На лекциях я никогда не играл в политику, но приводил научные факты, независимо от того, подкрепляют они коммунистические теории или нет. Быть социологом в этих условиях – чертовски трудно, но я должен был оставаться честным социологом. Невозможно даже описать трудности, с которыми я сталкивался, продолжая свою работу, которая могла в любой момент послужить причиной ареста. Я читал лекции в почти полной темноте в аудиториях, где практически не было видно слушателей. Когда появлялась надобность свериться с моими конспектами, я просил кого-нибудь одолжить огарок свечи. Обычно мне передавали стеариновый огрызок, который я задувал как можно быстрее из экономии. Студенты же, которые писали в темноте, не глядя, вообще могли заниматься где угодно.
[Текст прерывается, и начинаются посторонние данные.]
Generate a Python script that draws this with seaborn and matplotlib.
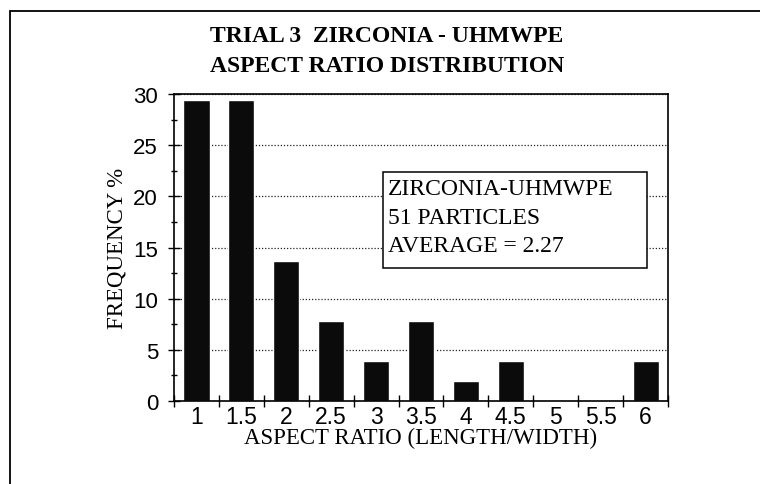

Преподаватели ходили в университет только на заседания и конференции. В нашем читальном зале, как и везде, царило запустение. Не было ни новых книг, ни научных журналов. Отрезанные от всего мира, мы не знали, чем занимаются наши коллеги за рубежом.
Мартиролог
Сегодня после обеда хоронили академика Лаппо-Данилевского. На прошлой неделе, когда я посещал его, он выглядел живым скелетом. Слабо улыбаясь, он рассказал, что несколькими днями ранее по дороге в академию упал и слегка повредил ногу. Три дня спустя я навестил его в больнице, где ему сделали хирургическую операцию. Лежа в больничной койке, этот умирающий человек читал «Феноменологию духа» Гегеля. «Никогда не было времени внимательно проштудировать ее, – прошептал он. – Начну сейчас». На следующий день он скончался.